Amazon destruction at its highest in ten years

20th May 2006

The deforestation rate in Brazil's Amazon rainforest has increased again and is at its second highest ever.

Such is the destruction that more than 26,000 square kilometres was lost last year - more than half the size of Switzerland.

Around 17 per cent of the natural vegetation in the Brazilian Amazon has already been devastated.

The WWF said the latest statistics show that the Brazilian government has not met its objectives set in 2003.

It criticised the government for promoting inconsistent policies, which encourage real estate speculation within forest areas to expand cattle ranching and industrial-scale farming which triggered problems of illegal land clearing, exploitation of workers, and criminal activities.

"Despite the efforts of the Ministry of Environment, the federal government and state authorities are not committed enough to the fight against deforestation," said Tessa Robertson, Head of the Forests Programme at WWF-UK.

"Governmental bodies and business corporations must do much more to reduce such a shocking deforestation rate, otherwise we run the real risk that a considerable part of the Brazilian forest will disappear before it has even been explored."

Although the Amazon Protected Areas Programme (ARPA), launched in 2002, set aside almost 16 million hectares of land for conservation and sustainable use, WWF said it believed that much more was needed to be done to save the rainforest.

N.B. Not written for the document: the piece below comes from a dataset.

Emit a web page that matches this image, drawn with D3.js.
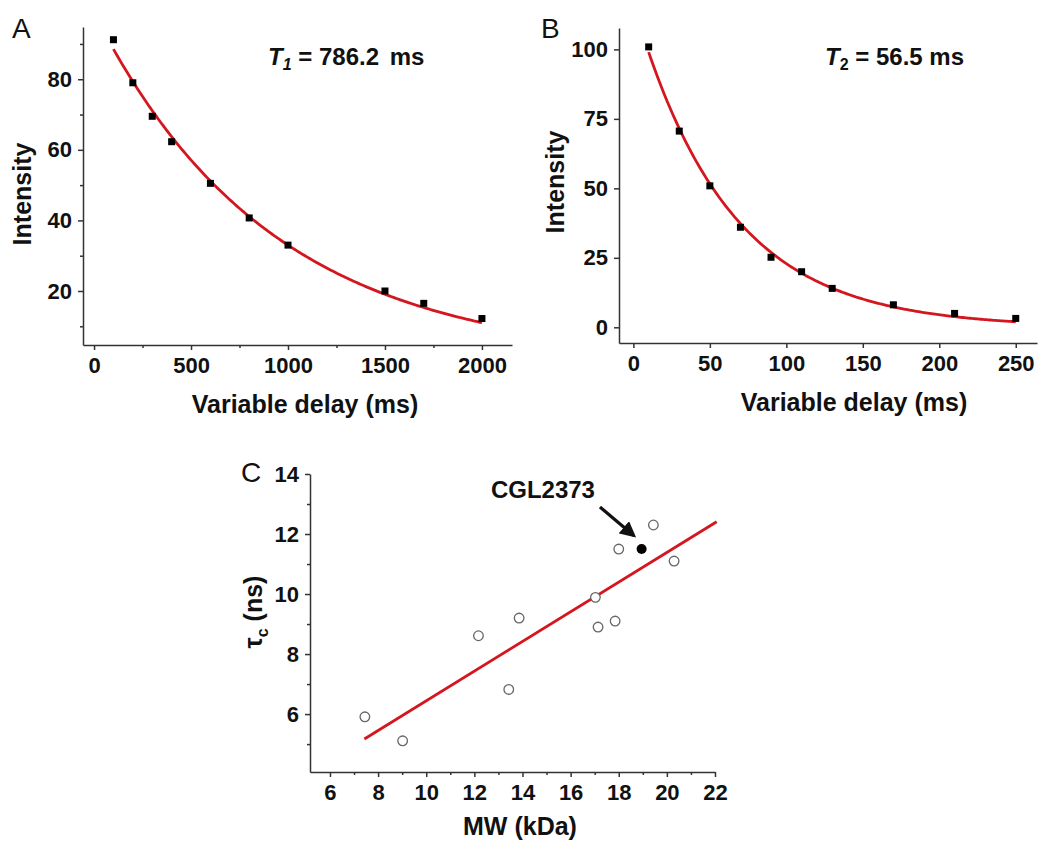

"Creating protected areas is a truly effective conservation measure, but it is not a sufficient mechanism to stop deforestation," added Denise Hamu of the WWF. "We need to stop the rampant destruction of the forest and ensure that its resources benefit both people and nature."

But environment minister Marina Silva said measures had been put in place to tackle deforestation, such as forest patrols, increasing protected areas and supporting forest-based economic activities but she said the results would not come overnight.